[Problem requirements] Can you output the material exactly as written, minus any pictures it holds?

[Source data]
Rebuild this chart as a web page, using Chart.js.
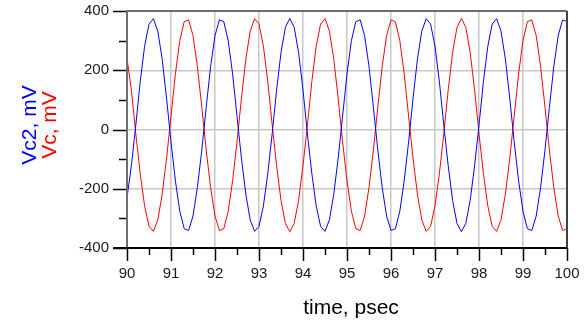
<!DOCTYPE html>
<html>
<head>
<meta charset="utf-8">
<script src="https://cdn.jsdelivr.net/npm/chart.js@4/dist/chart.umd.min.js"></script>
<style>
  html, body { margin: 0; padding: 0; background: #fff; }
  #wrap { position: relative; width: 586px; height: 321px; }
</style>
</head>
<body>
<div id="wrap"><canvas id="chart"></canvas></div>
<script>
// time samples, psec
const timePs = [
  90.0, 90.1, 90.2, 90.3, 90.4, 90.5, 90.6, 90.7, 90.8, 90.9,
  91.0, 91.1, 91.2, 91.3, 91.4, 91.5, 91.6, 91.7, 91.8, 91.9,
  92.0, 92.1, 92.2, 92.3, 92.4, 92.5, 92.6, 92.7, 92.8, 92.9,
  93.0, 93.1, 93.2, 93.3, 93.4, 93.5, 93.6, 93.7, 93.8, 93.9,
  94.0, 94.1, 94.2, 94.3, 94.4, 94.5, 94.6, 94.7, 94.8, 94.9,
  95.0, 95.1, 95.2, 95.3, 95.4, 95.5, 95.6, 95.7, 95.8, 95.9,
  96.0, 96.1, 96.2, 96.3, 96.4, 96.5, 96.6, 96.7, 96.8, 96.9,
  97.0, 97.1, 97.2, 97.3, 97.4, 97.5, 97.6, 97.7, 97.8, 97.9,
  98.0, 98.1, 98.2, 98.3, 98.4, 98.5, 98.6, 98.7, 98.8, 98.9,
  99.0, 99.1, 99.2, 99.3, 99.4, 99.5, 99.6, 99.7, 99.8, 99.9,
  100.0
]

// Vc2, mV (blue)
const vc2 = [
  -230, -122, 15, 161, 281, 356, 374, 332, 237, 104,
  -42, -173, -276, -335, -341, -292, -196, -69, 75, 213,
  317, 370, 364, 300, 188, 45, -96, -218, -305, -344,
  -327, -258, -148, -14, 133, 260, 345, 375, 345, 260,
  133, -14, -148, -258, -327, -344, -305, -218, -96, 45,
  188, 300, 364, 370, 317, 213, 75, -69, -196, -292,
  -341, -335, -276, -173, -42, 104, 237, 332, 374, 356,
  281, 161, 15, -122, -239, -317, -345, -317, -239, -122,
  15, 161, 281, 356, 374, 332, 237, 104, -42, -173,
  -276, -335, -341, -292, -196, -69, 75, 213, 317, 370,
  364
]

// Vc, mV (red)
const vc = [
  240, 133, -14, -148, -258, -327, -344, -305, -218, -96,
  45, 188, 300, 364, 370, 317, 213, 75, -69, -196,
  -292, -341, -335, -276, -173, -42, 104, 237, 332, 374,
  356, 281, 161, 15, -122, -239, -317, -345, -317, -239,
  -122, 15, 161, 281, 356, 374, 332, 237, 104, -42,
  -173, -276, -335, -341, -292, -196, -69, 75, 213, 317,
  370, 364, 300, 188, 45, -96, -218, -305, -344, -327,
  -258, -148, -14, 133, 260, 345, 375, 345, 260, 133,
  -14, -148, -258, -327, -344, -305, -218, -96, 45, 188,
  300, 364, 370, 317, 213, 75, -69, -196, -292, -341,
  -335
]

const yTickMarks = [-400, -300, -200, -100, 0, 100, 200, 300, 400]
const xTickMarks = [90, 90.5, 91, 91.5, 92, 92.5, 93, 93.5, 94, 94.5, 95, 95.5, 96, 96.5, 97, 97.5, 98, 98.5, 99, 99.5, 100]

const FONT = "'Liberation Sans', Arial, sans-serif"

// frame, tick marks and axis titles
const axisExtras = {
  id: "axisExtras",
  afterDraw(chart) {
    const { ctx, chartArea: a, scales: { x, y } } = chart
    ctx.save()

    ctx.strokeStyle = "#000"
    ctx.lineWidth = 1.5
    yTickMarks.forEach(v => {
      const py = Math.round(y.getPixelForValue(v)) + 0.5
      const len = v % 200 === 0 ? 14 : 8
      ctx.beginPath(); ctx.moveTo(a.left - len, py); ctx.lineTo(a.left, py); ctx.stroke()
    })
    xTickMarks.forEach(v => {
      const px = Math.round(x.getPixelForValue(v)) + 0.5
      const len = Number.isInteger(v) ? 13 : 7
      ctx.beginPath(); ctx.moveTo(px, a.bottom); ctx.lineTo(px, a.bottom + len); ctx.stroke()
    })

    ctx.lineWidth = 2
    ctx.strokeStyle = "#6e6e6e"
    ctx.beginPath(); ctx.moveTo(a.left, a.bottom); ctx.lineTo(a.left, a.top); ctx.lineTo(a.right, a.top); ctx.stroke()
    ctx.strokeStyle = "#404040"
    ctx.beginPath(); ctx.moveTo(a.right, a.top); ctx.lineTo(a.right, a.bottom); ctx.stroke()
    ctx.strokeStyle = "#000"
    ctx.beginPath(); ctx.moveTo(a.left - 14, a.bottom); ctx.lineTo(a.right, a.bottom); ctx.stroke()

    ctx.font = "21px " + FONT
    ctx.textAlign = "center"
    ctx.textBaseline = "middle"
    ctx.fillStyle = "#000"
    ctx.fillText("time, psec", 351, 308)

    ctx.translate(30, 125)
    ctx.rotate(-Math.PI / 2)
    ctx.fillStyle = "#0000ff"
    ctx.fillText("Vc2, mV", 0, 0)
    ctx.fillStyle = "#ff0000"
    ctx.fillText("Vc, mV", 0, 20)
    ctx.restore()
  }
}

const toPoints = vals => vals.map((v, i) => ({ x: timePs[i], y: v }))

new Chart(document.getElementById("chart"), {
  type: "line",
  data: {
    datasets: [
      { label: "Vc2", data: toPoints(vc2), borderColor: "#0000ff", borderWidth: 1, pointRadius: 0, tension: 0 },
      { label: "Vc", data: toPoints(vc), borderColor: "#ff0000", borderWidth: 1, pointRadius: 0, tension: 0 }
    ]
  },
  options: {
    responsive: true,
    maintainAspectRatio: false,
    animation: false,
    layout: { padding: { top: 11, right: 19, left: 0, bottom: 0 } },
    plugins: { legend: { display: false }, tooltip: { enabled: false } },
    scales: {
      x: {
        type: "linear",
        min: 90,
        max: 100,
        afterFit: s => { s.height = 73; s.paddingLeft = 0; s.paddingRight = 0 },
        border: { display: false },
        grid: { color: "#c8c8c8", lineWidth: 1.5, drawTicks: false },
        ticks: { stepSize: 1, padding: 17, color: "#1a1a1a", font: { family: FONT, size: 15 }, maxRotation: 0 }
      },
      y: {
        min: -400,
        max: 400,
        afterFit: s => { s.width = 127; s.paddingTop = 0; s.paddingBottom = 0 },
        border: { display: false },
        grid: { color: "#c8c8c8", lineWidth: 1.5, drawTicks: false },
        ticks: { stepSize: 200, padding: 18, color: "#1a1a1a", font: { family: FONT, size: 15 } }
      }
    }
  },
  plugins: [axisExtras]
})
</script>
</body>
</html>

[Full answer]
Rebuild this chart as a web page, using Chart.js.
<!DOCTYPE html>
<html>
<head>
<meta charset="utf-8">
<script src="https://cdn.jsdelivr.net/npm/chart.js@4/dist/chart.umd.min.js"></script>
<style>
  html, body { margin: 0; padding: 0; background: #fff; }
  #wrap { position: relative; width: 586px; height: 321px; }
</style>
</head>
<body>
<div id="wrap"><canvas id="chart"></canvas></div>
<script>
// time samples, psec
const timePs = [
  90.0, 90.1, 90.2, 90.3, 90.4, 90.5, 90.6, 90.7, 90.8, 90.9,
  91.0, 91.1, 91.2, 91.3, 91.4, 91.5, 91.6, 91.7, 91.8, 91.9,
  92.0, 92.1, 92.2, 92.3, 92.4, 92.5, 92.6, 92.7, 92.8, 92.9,
  93.0, 93.1, 93.2, 93.3, 93.4, 93.5, 93.6, 93.7, 93.8, 93.9,
  94.0, 94.1, 94.2, 94.3, 94.4, 94.5, 94.6, 94.7, 94.8, 94.9,
  95.0, 95.1, 95.2, 95.3, 95.4, 95.5, 95.6, 95.7, 95.8, 95.9,
  96.0, 96.1, 96.2, 96.3, 96.4, 96.5, 96.6, 96.7, 96.8, 96.9,
  97.0, 97.1, 97.2, 97.3, 97.4, 97.5, 97.6, 97.7, 97.8, 97.9,
  98.0, 98.1, 98.2, 98.3, 98.4, 98.5, 98.6, 98.7, 98.8, 98.9,
  99.0, 99.1, 99.2, 99.3, 99.4, 99.5, 99.6, 99.7, 99.8, 99.9,
  100.0
]

// Vc2, mV (blue)
const vc2 = [
  -230, -122, 15, 161, 281, 356, 374, 332, 237, 104,
  -42, -173, -276, -335, -341, -292, -196, -69, 75, 213,
  317, 370, 364, 300, 188, 45, -96, -218, -305, -344,
  -327, -258, -148, -14, 133, 260, 345, 375, 345, 260,
  133, -14, -148, -258, -327, -344, -305, -218, -96, 45,
  188, 300, 364, 370, 317, 213, 75, -69, -196, -292,
  -341, -335, -276, -173, -42, 104, 237, 332, 374, 356,
  281, 161, 15, -122, -239, -317, -345, -317, -239, -122,
  15, 161, 281, 356, 374, 332, 237, 104, -42, -173,
  -276, -335, -341, -292, -196, -69, 75, 213, 317, 370,
  364
]

// Vc, mV (red)
const vc = [
  240, 133, -14, -148, -258, -327, -344, -305, -218, -96,
  45, 188, 300, 364, 370, 317, 213, 75, -69, -196,
  -292, -341, -335, -276, -173, -42, 104, 237, 332, 374,
  356, 281, 161, 15, -122, -239, -317, -345, -317, -239,
  -122, 15, 161, 281, 356, 374, 332, 237, 104, -42,
  -173, -276, -335, -341, -292, -196, -69, 75, 213, 317,
  370, 364, 300, 188, 45, -96, -218, -305, -344, -327,
  -258, -148, -14, 133, 260, 345, 375, 345, 260, 133,
  -14, -148, -258, -327, -344, -305, -218, -96, 45, 188,
  300, 364, 370, 317, 213, 75, -69, -196, -292, -341,
  -335
]

const yTickMarks = [-400, -300, -200, -100, 0, 100, 200, 300, 400]
const xTickMarks = [90, 90.5, 91, 91.5, 92, 92.5, 93, 93.5, 94, 94.5, 95, 95.5, 96, 96.5, 97, 97.5, 98, 98.5, 99, 99.5, 100]

const FONT = "'Liberation Sans', Arial, sans-serif"

// frame, tick marks and axis titles
const axisExtras = {
  id: "axisExtras",
  afterDraw(chart) {
    const { ctx, chartArea: a, scales: { x, y } } = chart
    ctx.save()

    ctx.strokeStyle = "#000"
    ctx.lineWidth = 1.5
    yTickMarks.forEach(v => {
      const py = Math.round(y.getPixelForValue(v)) + 0.5
      const len = v % 200 === 0 ? 14 : 8
      ctx.beginPath(); ctx.moveTo(a.left - len, py); ctx.lineTo(a.left, py); ctx.stroke()
    })
    xTickMarks.forEach(v => {
      const px = Math.round(x.getPixelForValue(v)) + 0.5
      const len = Number.isInteger(v) ? 13 : 7
      ctx.beginPath(); ctx.moveTo(px, a.bottom); ctx.lineTo(px, a.bottom + len); ctx.stroke()
    })

    ctx.lineWidth = 2
    ctx.strokeStyle = "#6e6e6e"
    ctx.beginPath(); ctx.moveTo(a.left, a.bottom); ctx.lineTo(a.left, a.top); ctx.lineTo(a.right, a.top); ctx.stroke()
    ctx.strokeStyle = "#404040"
    ctx.beginPath(); ctx.moveTo(a.right, a.top); ctx.lineTo(a.right, a.bottom); ctx.stroke()
    ctx.strokeStyle = "#000"
    ctx.beginPath(); ctx.moveTo(a.left - 14, a.bottom); ctx.lineTo(a.right, a.bottom); ctx.stroke()

    ctx.font = "21px " + FONT
    ctx.textAlign = "center"
    ctx.textBaseline = "middle"
    ctx.fillStyle = "#000"
    ctx.fillText("time, psec", 351, 308)

    ctx.translate(30, 125)
    ctx.rotate(-Math.PI / 2)
    ctx.fillStyle = "#0000ff"
    ctx.fillText("Vc2, mV", 0, 0)
    ctx.fillStyle = "#ff0000"
    ctx.fillText("Vc, mV", 0, 20)
    ctx.restore()
  }
}

const toPoints = vals => vals.map((v, i) => ({ x: timePs[i], y: v }))

new Chart(document.getElementById("chart"), {
  type: "line",
  data: {
    datasets: [
      { label: "Vc2", data: toPoints(vc2), borderColor: "#0000ff", borderWidth: 1, pointRadius: 0, tension: 0 },
      { label: "Vc", data: toPoints(vc), borderColor: "#ff0000", borderWidth: 1, pointRadius: 0, tension: 0 }
    ]
  },
  options: {
    responsive: true,
    maintainAspectRatio: false,
    animation: false,
    layout: { padding: { top: 11, right: 19, left: 0, bottom: 0 } },
    plugins: { legend: { display: false }, tooltip: { enabled: false } },
    scales: {
      x: {
        type: "linear",
        min: 90,
        max: 100,
        afterFit: s => { s.height = 73; s.paddingLeft = 0; s.paddingRight = 0 },
        border: { display: false },
        grid: { color: "#c8c8c8", lineWidth: 1.5, drawTicks: false },
        ticks: { stepSize: 1, padding: 17, color: "#1a1a1a", font: { family: FONT, size: 15 }, maxRotation: 0 }
      },
      y: {
        min: -400,
        max: 400,
        afterFit: s => { s.width = 127; s.paddingTop = 0; s.paddingBottom = 0 },
        border: { display: false },
        grid: { color: "#c8c8c8", lineWidth: 1.5, drawTicks: false },
        ticks: { stepSize: 200, padding: 18, color: "#1a1a1a", font: { family: FONT, size: 15 } }
      }
    }
  },
  plugins: [axisExtras]
})
</script>
</body>
</html>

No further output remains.